Years ago, I had the opportunity to hear from a former German POW from WWII – we’ll call him Eric – who had emigrated to the United States after the war. Now a kindly, grey-headed gentlemen in his sunset years, Eric recounted the story of his capture by American forces in North Africa during Operation Torch in 1942. He said that when he was brought to the American internment camp, he was absolutely terrified. Prior to his capture, his superior officers had warned him of the brutality of the Americans: he would do well, they insisted, to take his own life if cornered – it would be a much better fate than the torture he would surely suffer if taken alive.

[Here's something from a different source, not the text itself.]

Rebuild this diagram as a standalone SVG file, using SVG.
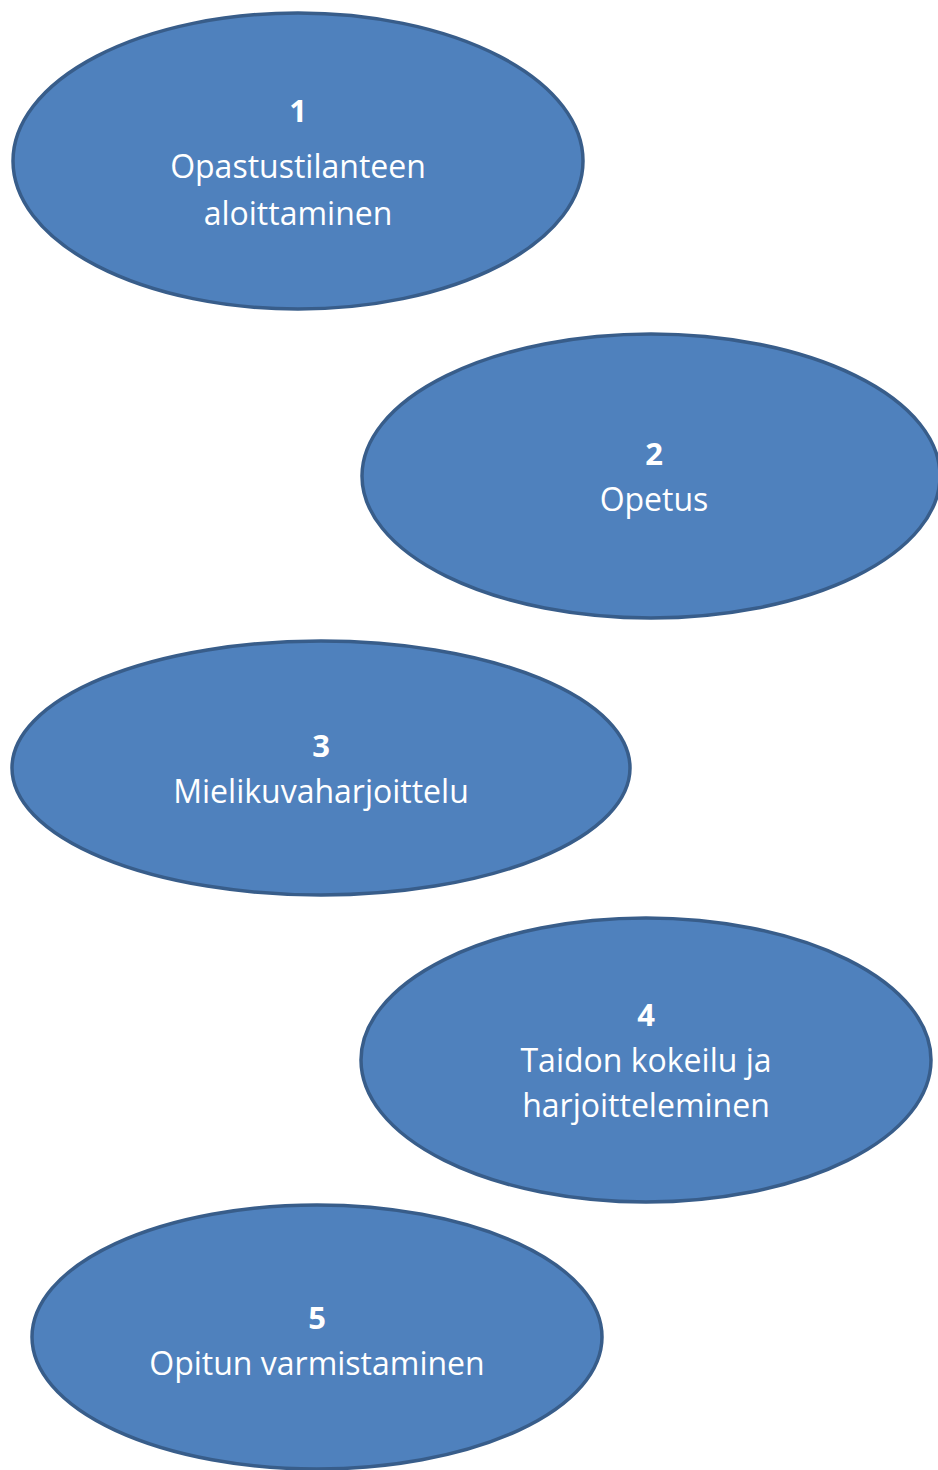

Eric was led to a small cell with a clean bed, and then locked in for the night. He didn’t sleep, instead sitting awake wondering what torments awaited him at the hands of his captors. The next morning the door opened and a plate of food dropped in. Not rotten, maggot-ridden scraps, but a satisfying meal, complete with a piece of real chocolate. He didn’t take the food, convinced it was poison. The next day the process was repeated, and again the terrified prisoner refused to take any comfort, believing that his captors were just trying to “soften him up” before the torture began. It never came. After two weeks of fresh food and clean sheets and no abuse, Eric finally came to the realization that “Those sons of (expletive deleted) lied to me.” His Wehrmacht officers had lied to their soldiers about the brutality of the Americans to stave off any thoughts of surrender and encourage them to fight to the last man. It was then he realized that there was something different about America, something great. After the war he returned to Germany, found his family, and came to the United States to start a new life.

While there were certainly examples of prisoner abuse by the Western Allies as well, military directives against such behavior ensured that they were the exception, not the rule. Soldiers who engaged in torture could face court-martial if their actions were discovered. We considered ourselves the moral standard-bearers in the war, and to this day still publicize stories of the mistreatment of our soldiers – including Olympic athlete and war hero Louis Zamperini, subject of the best-selling book and recently-released major motion picture Unbroken – in order to distinguish ourselves from our enemies. Things like this separated us from them. We’re Americans, we don’t torture people.

The Greatest Generation, who endured every hardship the world could throw at them, knew that America’s strength lay in our goodness, and they dare not sacrifice that moral high ground for flimsy and unreliable bits of information. While we fought from the side of right, neither German Nazism, nor Japanese Imperialism, nor Soviet Communism could destroy us.

But America is not strong enough for torture. We can face any hardship with defiance, but we cannot face ourselves in the mirror if we become a people so desperate as to torture a pleading, unarmed captive.

We can defeat any nation that threatens our security, but we cannot defeat a national disposition so devoid of conscience that it would allow for deliberate and brutal abuse of prisoners.

We can endure any calamity, but we cannot long endure a society that calls for tormenting the helpless in the name of security.

For the cost of that security would not be measured in freedom, nor in lives, but in the very soul of the nation – without which both life and freedom perish as well.

As both a Christian and an American, I can say that if I and those I care about are incinerated by a bomb tomorrow because I refused to rip the fingernails off of a captive enemy, then so be it. I stand ready to pay that price, in order to spend what life I have left on this earth with a clear conscience. There must be lines that we are never willing to cross, believing that our actions will be judged by history and the God who writes it.

Sometimes doing the right thing will win us success, respect, and allies. But sometimes setting those boundaries will cost us. Sometimes the night will deepen and we will wish that we could act like our enemies as they close in around our Shining City on a Hill.

It is the risk that all men take, when called upon to overcome evil with good.